The Richmonder filed the FOIA request for the water rate analysis on Dec. 9 in an attempt to better understand the possible ramifications for city residents if the state funding doesn’t come through. Youngkin’s budget proposal (without the funding) was released Dec. 17.
On Dec. 16, city officials requested a time extension to continue searching for records beyond FOIA’s initial five-day deadline. The city being closed for the holidays, they noted, would extend the response deadline to Dec. 30.
On Dec. 29, the city said it had no responsive documents to release.
That answer appeared to be based on a typo in the wording of the FOIA request, which misstated the exact amount of state money the city requested.
The city is requesting $80 million in state money for the water system and $200 million in state funding for its combined sewer overflow project (neither request was funded in Youngkin’s budget). The FOIA’s wording mixed up those two dollar amounts, while clearly stating the records request was about funding for the water system.
When FOIA requests are submitted, it’s considered common practice for government officials to make a good-faith effort to understand what documents are being sought. If anything is unclear, officials usually ask the requester to clarify what they want. Richmond’s own website says City Hall does not see FOIA as an “adversarial process” and will ask follow-up questions as needed.
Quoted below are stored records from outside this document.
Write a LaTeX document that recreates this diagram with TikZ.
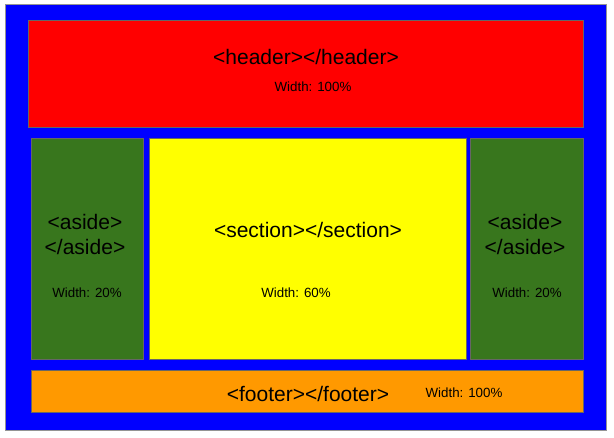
\documentclass[tikz,border=0pt]{standalone}
\usepackage{fontspec}
\setmainfont{Liberation Sans}
\definecolor{bgblue}{HTML}{0000FF}
\definecolor{hdred}{HTML}{FF0000}
\definecolor{asgreen}{HTML}{38761D}
\definecolor{secyellow}{HTML}{FFFF00}
\definecolor{ftorange}{HTML}{FF9900}
\definecolor{edgegray}{HTML}{666666}
\tikzset{
  box/.style={draw=edgegray, line width=0.75pt},
  big/.style={font=\fontsize{15.75pt}{19pt}\selectfont, text=black, inner sep=0pt, align=center},
  small/.style={font=\fontsize{10pt}{12pt}\selectfont, text=black, inner sep=0pt},
}
\begin{document}
\begin{tikzpicture}[x=0.75pt,y=-0.75pt]
\useasboundingbox (0,0) rectangle (614,438);
\fill[white] (0,0) rectangle (614,438);
\draw[box, draw=edgegray!70, fill=bgblue] (5,4.5) rectangle (606,430);
\draw[box, fill=hdred] (28,21) rectangle (583,128);
\draw[box, fill=asgreen] (31,139) rectangle (143,359);
\draw[box, fill=secyellow] (149,139) rectangle (466,359);
\draw[box, fill=asgreen] (470,139) rectangle (583,359);
\draw[box, fill=ftorange] (31,370.5) rectangle (583,412);
\node[big] (ht) at (306,57) {<header></header>};
\node[small] (hw) at (313,87) {Width: 100\%};
\node[big] (a1) at (85,234.5) {<aside>\\</aside>};
\node[small] (a1w) at (87,293) {Width: 20\%};
\node[big] (st) at (308,230) {<section></section>};
\node[small] (sw) at (296,293) {Width: 60\%};
\node[big] (a2) at (525,234.5) {<aside>\\</aside>};
\node[small] (a2w) at (527,293) {Width: 20\%};
\node[big] (ft) at (308,394) {<footer></footer>};
\node[small] (fw) at (464,393) {Width: 100\%};
\end{tikzpicture}
\end{document}
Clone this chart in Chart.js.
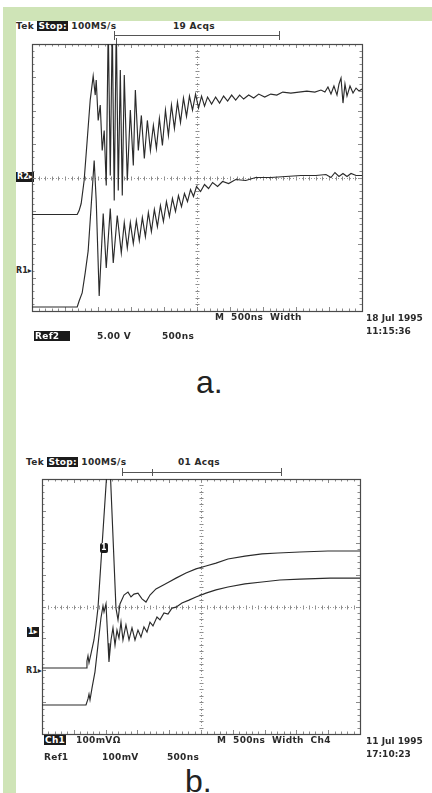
<!DOCTYPE html>
<html>
<head>
<meta charset="utf-8">
<script src="https://cdn.jsdelivr.net/npm/chart.js@4/dist/chart.umd.min.js"></script>
<style>
  html, body { margin: 0; padding: 0; background: #fff; }
  body { width: 432px; height: 793px; position: relative; overflow: hidden;
         font-family: "DejaVu Sans", "Liberation Sans", sans-serif; color: #222; }
  .band { position: absolute; background: #cfe4b7; }
  canvas { position: absolute; }
  .t { position: absolute; white-space: nowrap; font-size: 9px; font-weight: bold;
       line-height: 10px; height: 10px; letter-spacing: 0.3px; color: #2a2a2a; }
  .inv { background: #1b1b1b; color: #fff; padding: 0 1px; }
  .big { position: absolute; font-family: "Liberation Sans", Arial, sans-serif;
         font-size: 32px; line-height: 32px; color: #222; }
  .ln { position: absolute; background: #555; }
</style>
</head>
<body>
<div class="band" style="left:3px; top:7px; width:429px; height:14px;"></div>
<div class="band" style="left:3px; top:7px; width:13px; height:786px;"></div>

<!-- screen a -->
<div class="t" style="left:16px; top:21px;">Tek <span class="inv">Stop:</span> 100MS/s</div>
<div class="t" style="left:173px; top:21px;">19 Acqs</div>
<div class="ln" style="left:114px; top:35px; width:165px; height:1px;"></div>
<div class="ln" style="left:114px; top:31px; width:1px; height:9px;"></div>
<div class="ln" style="left:279px; top:31px; width:1px; height:9px;"></div>
<div class="ln" style="left:116px; top:38px; width:1px; height:6px;"></div>
<div class="t inv" style="left:16px; top:172px; font-size:8px; letter-spacing:0;">R2▸</div>
<div class="t" style="left:16px; top:266px; font-size:8px; letter-spacing:0;">R1▸</div>
<canvas id="scopeA" width="338" height="275" style="left:28px; top:40px;"></canvas>
<div class="t" style="left:215px; top:312px;">M&nbsp;&nbsp;500ns&nbsp;&nbsp;Width</div>
<div class="t" style="left:366px; top:313px; letter-spacing:0;">18 Jul 1995</div>
<div class="t" style="left:366px; top:326px; letter-spacing:0;">11:15:36</div>
<div class="t inv" style="left:34px; top:331px; width:34px;">Ref2</div>
<div class="t" style="left:97px; top:331px;">5.00 V</div>
<div class="t" style="left:162px; top:331px;">500ns</div>
<div class="big" style="left:196px; top:366px;">a.</div>

<!-- screen b -->
<div class="t" style="left:26px; top:457px;">Tek <span class="inv">Stop:</span> 100MS/s</div>
<div class="t" style="left:178px; top:457px;">01 Acqs</div>
<div class="ln" style="left:122px; top:472px; width:159px; height:1px;"></div>
<div class="ln" style="left:122px; top:468px; width:1px; height:8px;"></div>
<div class="ln" style="left:281px; top:468px; width:1px; height:8px;"></div>
<div class="ln" style="left:152px; top:469px; width:1px; height:7px;"></div>
<div class="t inv" style="left:27px; top:627px; font-size:8px; letter-spacing:0;">1▸</div>
<div class="t" style="left:26px; top:666px; font-size:8px; letter-spacing:0;">R1▸</div>
<canvas id="scopeB" width="326" height="263" style="left:38px; top:475px;"></canvas>
<div class="t inv" style="left:100px; top:543px; font-size:8px; border-radius:2px;">1</div>
<div class="t inv" style="left:44px; top:735px;">Ch1</div>
<div class="t" style="left:76px; top:735px;">100mVΩ</div>
<div class="t" style="left:217px; top:735px;">M&nbsp;&nbsp;500ns&nbsp;&nbsp;Width&nbsp;&nbsp;Ch4</div>
<div class="t" style="left:366px; top:736px; letter-spacing:0;">11 Jul 1995</div>
<div class="t" style="left:366px; top:749px; letter-spacing:0;">17:10:23</div>
<div class="t" style="left:44px; top:752px;">Ref1</div>
<div class="t" style="left:102px; top:752px;">100mV</div>
<div class="t" style="left:167px; top:752px;">500ns</div>
<div class="big" style="left:185px; top:765px;">b.</div>

<script>
// Time in ns (500 ns/div, 10 divisions), amplitude in screen divisions (±4).

// Screen a, Ref2 (upper trace)
const aRef2Time = [0, 685, 714, 745, 790, 836, 882, 927, 958, 973, 1003, 1034, 1064, 1094, 1125, 1155,
  1186, 1216, 1246, 1277, 1307, 1338, 1368, 1398, 1444, 1490, 1535, 1566, 1611, 1657, 1702, 1748,
  1794, 1839, 1885, 1930, 1976, 2022, 2067, 2113, 2158, 2204, 2250, 2295, 2341, 2386, 2432, 2478,
  2523, 2569, 2614, 2660, 2721, 2782, 2842, 2903, 2964, 3025, 3086, 3146, 3207, 3283, 3359, 3435,
  3526, 3618, 3709, 3800, 3922, 4043, 4165, 4286, 4378, 4438, 4484, 4530, 4575, 4621, 4651, 4682,
  4712, 4742, 4773, 4818, 4864, 4910, 4955, 5000];
const aRef2Div = [-1.11, -1.11, -0.99, -0.78, -0.09, 1.11, 2.32, 3.04, 2.47, 2.92, 1.71, 2.17, 0.81, 1.41, -0.24, 4.6,
  0.06, 4.6, -0.69, 4.6, -0.39, 3.22, -0.54, 3.07, -0.09, 2.02, 0.36, 2.62, 0.81, 1.86, 0.57, 1.71,
  0.81, 1.56, 0.87, 1.77, 0.96, 2.02, 1.26, 2.17, 1.47, 2.26, 1.65, 2.38, 1.83, 2.44, 2.02, 2.50,
  2.08, 2.44, 2.14, 2.41, 2.20, 2.41, 2.23, 2.44, 2.29, 2.47, 2.32, 2.47, 2.35, 2.47, 2.38, 2.50,
  2.41, 2.50, 2.47, 2.56, 2.53, 2.56, 2.59, 2.56, 2.62, 2.56, 2.71, 2.50, 2.74, 2.47, 2.80, 2.98,
  2.23, 2.80, 2.44, 2.74, 2.53, 2.68, 2.59, 2.65];

// Screen a, Ref1 (lower trace)
const aRef1Time = [0, 685, 714, 760, 806, 851, 897, 942, 973, 1018, 1079, 1125, 1186, 1231, 1292, 1353,
  1398, 1444, 1490, 1535, 1581, 1626, 1672, 1718, 1763, 1809, 1854, 1900, 1946, 1991, 2037, 2082,
  2128, 2174, 2219, 2265, 2310, 2356, 2402, 2447, 2493, 2554, 2614, 2675, 2736, 2812, 2888, 2979,
  3086, 3238, 3390, 3618, 3846, 4074, 4302, 4454, 4530, 4590, 4651, 4712, 4773, 4834, 4910, 5000];
const aRef1Div = [-3.88, -3.88, -3.70, -3.46, -2.86, -2.20, -0.84, 0.51, -0.69, -3.55, -1.08, -2.71, -0.93, -2.56, -1.14, -2.26,
  -1.35, -2.11, -1.35, -1.98, -1.29, -1.89, -1.20, -1.77, -1.05, -1.62, -0.96, -1.47, -0.84, -1.32, -0.72, -1.17,
  -0.63, -1.02, -0.54, -0.87, -0.48, -0.72, -0.36, -0.57, -0.27, -0.42, -0.21, -0.33, -0.15, -0.27, -0.12, -0.18,
  -0.06, -0.09, 0.00, 0.00, 0.03, 0.06, 0.06, 0.09, 0.00, 0.15, 0.03, 0.12, 0.03, 0.12, 0.06, 0.06];

// Screen b, Ch1 (upper trace)
const bCh1Time = [0, 692, 707, 723, 739, 770, 817, 849, 880, 1053, 1163, 1195, 1226, 1289, 1352, 1399,
  1446, 1509, 1572, 1635, 1698, 1792, 1902, 1996, 2107, 2264, 2421, 2578, 2736, 2924, 3191, 3459,
  3710, 4056, 4496, 5000];
const bCh1Div = [-1.93, -1.93, -1.71, -1.55, -1.77, -1.49, -1.05, -0.58, -0.05, 5.22, -0.05, -0.42, 0.08, 0.36, 0.45, 0.30,
  0.39, 0.42, 0.24, 0.14, 0.36, 0.55, 0.67, 0.77, 0.89, 1.05, 1.18, 1.27, 1.36, 1.49, 1.58, 1.65,
  1.68, 1.71, 1.74, 1.74];

// Screen b, Ref1 (lower trace)
const bRef1Time = [0, 692, 723, 739, 755, 786, 833, 880, 927, 959, 975, 1006, 1038, 1053, 1085, 1116,
  1148, 1179, 1210, 1242, 1273, 1320, 1368, 1415, 1462, 1509, 1556, 1603, 1651, 1698, 1745, 1808,
  1855, 1918, 1981, 2044, 2107, 2201, 2311, 2421, 2578, 2736, 2924, 3191, 3459, 3741, 4056, 4527, 5000];
const bRef1Div = [-3.09, -3.09, -2.90, -2.75, -2.93, -2.56, -2.05, -1.21, -0.36, 0.02, -0.17, 0.08, -1.15, -1.74, -1.05, -0.67,
  -1.21, -0.74, -0.99, -0.49, -1.05, -0.58, -1.05, -0.67, -1.05, -0.74, -0.96, -0.64, -0.80, -0.49, -0.61, -0.33,
  -0.42, -0.20, -0.24, -0.05, -0.02, 0.11, 0.20, 0.30, 0.42, 0.52, 0.61, 0.71, 0.77, 0.83, 0.86, 0.89, 0.89];

const divisionsX = 10, divisionsY = 8, nsPerDiv = 500;

function points(times, values) {
  return times.map((t, i) => ({ x: t, y: values[i] }));
}

// Oscilloscope graticule: frame, minor ticks on the frame, dotted centre crosshair with ticks.
const graticule = {
  id: 'graticule',
  beforeDatasetsDraw(chart) {
    const { ctx, chartArea: a, scales: { x, y } } = chart;
    ctx.save();
    ctx.strokeStyle = '#8a8a8a';
    ctx.lineWidth = 1;
    const cx = Math.round(x.getPixelForValue(nsPerDiv * divisionsX / 2)) + 0.5;
    const cy = Math.round(y.getPixelForValue(0)) + 0.5;
    // minor ticks (5 per division)
    ctx.beginPath();
    for (let i = 1; i < divisionsX * 5; i++) {
      const px = Math.round(x.getPixelForValue(i * nsPerDiv / 5)) + 0.5;
      const len = (i % 5 === 0) ? 4 : 2.5;
      ctx.moveTo(px, a.top); ctx.lineTo(px, a.top + len);
      ctx.moveTo(px, a.bottom); ctx.lineTo(px, a.bottom - len);
      ctx.moveTo(px, cy - 2); ctx.lineTo(px, cy + 2);
    }
    for (let j = 1; j < divisionsY * 5; j++) {
      const py = Math.round(y.getPixelForValue(-4 + j / 5)) + 0.5;
      const len = (j % 5 === 0) ? 4 : 2.5;
      ctx.moveTo(a.left, py); ctx.lineTo(a.left + len, py);
      ctx.moveTo(a.right, py); ctx.lineTo(a.right - len, py);
      ctx.moveTo(cx - 2, py); ctx.lineTo(cx + 2, py);
    }
    ctx.stroke();
    // dotted centre lines
    ctx.setLineDash([1, 2]);
    ctx.strokeStyle = '#9a9a9a';
    ctx.beginPath();
    ctx.moveTo(a.left, cy); ctx.lineTo(a.right, cy);
    ctx.moveTo(cx, a.top); ctx.lineTo(cx, a.bottom);
    ctx.stroke();
    ctx.setLineDash([]);
    // frame
    ctx.strokeStyle = '#4a4a4a';
    ctx.lineWidth = 1.2;
    ctx.strokeRect(Math.round(a.left) + 0.5, Math.round(a.top) + 0.5,
      Math.round(a.right - a.left), Math.round(a.bottom - a.top));
    ctx.restore();
  }
};

function scope(id, traces) {
  return new Chart(document.getElementById(id), {
    type: 'line',
    data: {
      datasets: traces.map(([t, v]) => ({
        data: points(t, v),
        borderColor: '#2b2b2b',
        borderWidth: 1.15,
        pointRadius: 0,
        tension: 0,
        fill: false
      }))
    },
    options: {
      responsive: false,
      animation: false,
      devicePixelRatio: 1,
      layout: { padding: 4 },
      parsing: false,
      plugins: { legend: { display: false }, tooltip: { enabled: false } },
      scales: {
        x: { type: 'linear', min: 0, max: nsPerDiv * divisionsX, display: false },
        y: { type: 'linear', min: -divisionsY / 2, max: divisionsY / 2, display: false }
      }
    },
    plugins: [graticule]
  });
}

scope('scopeA', [[aRef2Time, aRef2Div], [aRef1Time, aRef1Div]]);
scope('scopeB', [[bCh1Time, bCh1Div], [bRef1Time, bRef1Div]]);
</script>
</body>
</html>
With the water rate request, the FOIA office never flagged the erroneous funding number as an issue and never expressed any confusion about what the request meant. After the city claimed it had no documents, The Richmonder noticed the typo and voluntarily corrected it.
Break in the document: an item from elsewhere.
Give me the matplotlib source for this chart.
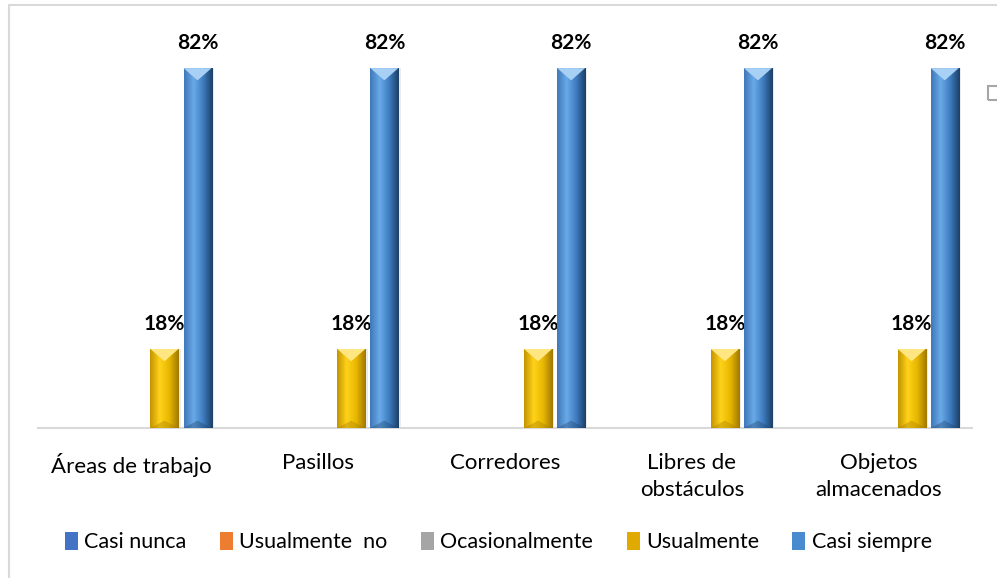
import numpy as np
import matplotlib.pyplot as plt
from matplotlib.colors import LinearSegmentedColormap
from matplotlib.patches import Polygon, Rectangle, Patch

plt.rcParams['font.family'] = ['Lato', 'DejaVu Sans']

categories = ['Áreas de trabajo', 'Pasillos', 'Corredores',
              'Libres de\nobstáculos', 'Objetos\nalmacenados']
series = ['Casi nunca', 'Usualmente  no', 'Ocasionalmente', 'Usualmente', 'Casi siempre']
values = {
    'Casi nunca': [0, 0, 0, 0, 0],
    'Usualmente  no': [0, 0, 0, 0, 0],
    'Ocasionalmente': [0, 0, 0, 0, 0],
    'Usualmente': [0.18, 0.18, 0.18, 0.18, 0.18],
    'Casi siempre': [0.82, 0.82, 0.82, 0.82, 0.82],
}
colors = ['#4472C4', '#ED7D31', '#A5A5A5', '#E0AA00', '#4A8BD0']

# gradient (left -> center -> right) and top bevel colour for the 3D-looking bars
gradients = {
    'Usualmente': (['#C49400', '#FFD21A', '#E8B800', '#A07800'], '#FFE680'),
    'Casi siempre': (['#3F78B8', '#6AAAE8', '#3E7CC0', '#1C3F66'], '#A8D0F5'),
}

fig = plt.figure(figsize=(9.97, 5.78), dpi=100)
ax = fig.add_axes([38 / 997, 150 / 578, 934 / 997, 395 / 578])

x = np.arange(len(categories))
step = 0.177
width = 0.15
for i, name in enumerate(series):
    pos = x + (i - 2) * step
    bars = ax.bar(pos, values[name], width, color=colors[i], zorder=2)
    if name in gradients:
        cols, top = gradients[name]
        cmap = LinearSegmentedColormap.from_list(name, cols)
        grad = np.linspace(0, 1, 64).reshape(1, -1)
        for b in bars:
            x0, w, h = b.get_x(), b.get_width(), b.get_height()
            im = ax.imshow(grad, cmap=cmap, aspect='auto', zorder=3,
                           extent=[x0, x0 + w, 0, h], interpolation='bicubic')
            im.set_clip_path(b)
            d = 0.028
            ax.add_patch(Polygon([(x0, h), (x0 + w, h), (x0 + w / 2, h - d)],
                                 closed=True, color=top, zorder=4, lw=0))
            ax.add_patch(Polygon([(x0, 0), (x0 + w, 0), (x0 + w / 2, d * 0.6)],
                                 closed=True, color=cols[-1], alpha=0.35, zorder=4, lw=0))
            ax.add_patch(Rectangle((x0 + w, 0), 0.012, h, color='#000000',
                                   alpha=0.08, zorder=1, lw=0))
            ax.annotate(f'{h * 100:.0f}%', (x0 + w / 2, h), xytext=(0, 14),
                        textcoords='offset points', ha='center', va='baseline',
                        fontsize=15, fontweight='bold', color='black')

ax.set_xlim(-0.5, len(categories) - 0.5)
ax.set_ylim(0, 0.9)
ax.set_xticks(x)
ax.set_xticklabels(categories, fontsize=16, linespacing=1.45)
ax.tick_params(axis='x', length=0, pad=18)
ax.set_yticks([])
for s in ['top', 'right', 'left']:
    ax.spines[s].set_visible(False)
ax.spines['bottom'].set_color('#D9D9D9')
ax.spines['bottom'].set_linewidth(1.5)

handles = [Patch(facecolor=c, edgecolor='none') for c in colors]
fig.legend(handles, series, loc='center', bbox_to_anchor=(0.5, 1 - 542 / 578),
           ncol=5, frameon=False, fontsize=15.5, handlelength=0.6, handleheight=0.9,
           handletextpad=0.3, columnspacing=1.55)

# chart area border and a clipped legend-like box at the right edge
fig.add_artist(Rectangle((8.5 / 997, -0.1), 1.2, (578 - 5.5) / 578 + 0.1,
                         transform=fig.transFigure, fill=False,
                         edgecolor='#D9D9D9', lw=1.5))
fig.add_artist(Rectangle((988 / 997, 1 - 100 / 578), 14 / 997, 14 / 578,
                         transform=fig.transFigure, fill=False,
                         edgecolor='#A6A6A6', lw=1.5))

fig.savefig('out.png', dpi=100)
It was only then that the FOIA officer said the city did, in fact, have a document that very closely matched what The Richmonder had requested 20 days prior. The city then invoked the working papers exemption to block the record’s release.
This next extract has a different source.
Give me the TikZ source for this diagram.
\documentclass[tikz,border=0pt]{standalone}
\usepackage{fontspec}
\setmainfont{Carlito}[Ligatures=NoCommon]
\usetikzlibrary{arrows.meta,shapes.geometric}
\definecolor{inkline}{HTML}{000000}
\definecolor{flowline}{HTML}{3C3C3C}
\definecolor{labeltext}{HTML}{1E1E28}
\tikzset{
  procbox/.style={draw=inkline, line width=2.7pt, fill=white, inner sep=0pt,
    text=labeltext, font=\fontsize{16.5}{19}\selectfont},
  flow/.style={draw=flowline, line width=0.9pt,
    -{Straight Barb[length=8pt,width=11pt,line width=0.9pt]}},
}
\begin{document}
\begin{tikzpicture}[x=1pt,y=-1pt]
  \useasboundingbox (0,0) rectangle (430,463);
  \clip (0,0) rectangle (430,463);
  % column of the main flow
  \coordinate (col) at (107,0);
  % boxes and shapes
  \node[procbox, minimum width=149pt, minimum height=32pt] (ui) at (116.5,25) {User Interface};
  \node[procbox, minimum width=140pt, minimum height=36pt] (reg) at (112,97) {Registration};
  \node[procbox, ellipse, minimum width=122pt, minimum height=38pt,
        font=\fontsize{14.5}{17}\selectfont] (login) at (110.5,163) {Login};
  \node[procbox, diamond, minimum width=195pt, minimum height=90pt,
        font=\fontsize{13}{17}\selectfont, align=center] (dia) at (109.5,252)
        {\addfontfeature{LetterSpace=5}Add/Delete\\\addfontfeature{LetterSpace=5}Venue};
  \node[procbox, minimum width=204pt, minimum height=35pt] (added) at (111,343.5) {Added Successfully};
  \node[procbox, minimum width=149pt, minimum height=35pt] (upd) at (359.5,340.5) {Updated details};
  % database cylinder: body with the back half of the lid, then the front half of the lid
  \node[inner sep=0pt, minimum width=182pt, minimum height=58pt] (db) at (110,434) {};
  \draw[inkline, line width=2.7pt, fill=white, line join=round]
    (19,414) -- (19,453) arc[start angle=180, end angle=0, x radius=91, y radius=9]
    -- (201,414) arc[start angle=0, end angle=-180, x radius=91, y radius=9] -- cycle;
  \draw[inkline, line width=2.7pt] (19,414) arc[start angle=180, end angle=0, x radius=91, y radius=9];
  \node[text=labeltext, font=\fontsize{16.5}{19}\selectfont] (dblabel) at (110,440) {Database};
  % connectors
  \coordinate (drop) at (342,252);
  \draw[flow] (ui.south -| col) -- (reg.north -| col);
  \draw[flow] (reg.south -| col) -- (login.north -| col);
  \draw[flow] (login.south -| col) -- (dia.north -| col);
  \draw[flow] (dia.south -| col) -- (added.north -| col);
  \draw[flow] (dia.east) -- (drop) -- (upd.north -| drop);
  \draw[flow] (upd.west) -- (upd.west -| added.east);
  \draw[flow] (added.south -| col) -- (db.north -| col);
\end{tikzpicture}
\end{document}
The document being kept confidential as mayoral working papers, according to the city, is a single Excel file with “three worksheets of rate model outputs outlining various scenarios of funding for the city’s water infrastructure investments.”
Though the city’s initial no-records response was technically accurate, it showed an unusual willingness to use semantics to sidestep FOIA after Avula and others have promised a more transparent and FOIA-friendly City Hall.
Rhyne said that, in her experience, most FOIA officers would look at the overall context of what a request means. Because the government knows more than the public about what documents it has, Rhyne said, there’s an expectation officials will make an effort to connect FOIA requesters to the records they’re seeking.
“I don't find it particularly helpful to anyone — requester or government — to zero in on a specific number to the exclusion of the rest of the request's description of what was wanted,” Rhyne said after being shown The Richmonder’s FOIA exchange with the city.
If there was any confusion on the city’s part, Rhyne said, the issue could have been cleared up long before the expiration of the extended FOIA deadline the city said it needed.
At City Hall, it’s often not the city FOIA officer or public relations staff making final calls on how to respond to requests for public records. Those decisions are often handled by the city’s lawyers.
At a Council meeting in early September, the Avula administration characterized the rate models as a key part of long-term water planning.
“I want to make sure we’re being extremely transparent and letting folks know what’s going on,” Chief Administrative Officer Odie Donald II said at the time.
At that meeting, Council President Cynthia Newbille (7th District) asked when the rate models would be “forthcoming.” Morris, the city utilities director, said they would be finalized within weeks after feedback from Council members and regional partners.
The mayor and the CAO, Morris said, would “have a conversation on pushing those out.”
The mayor will introduce his budget proposal in March.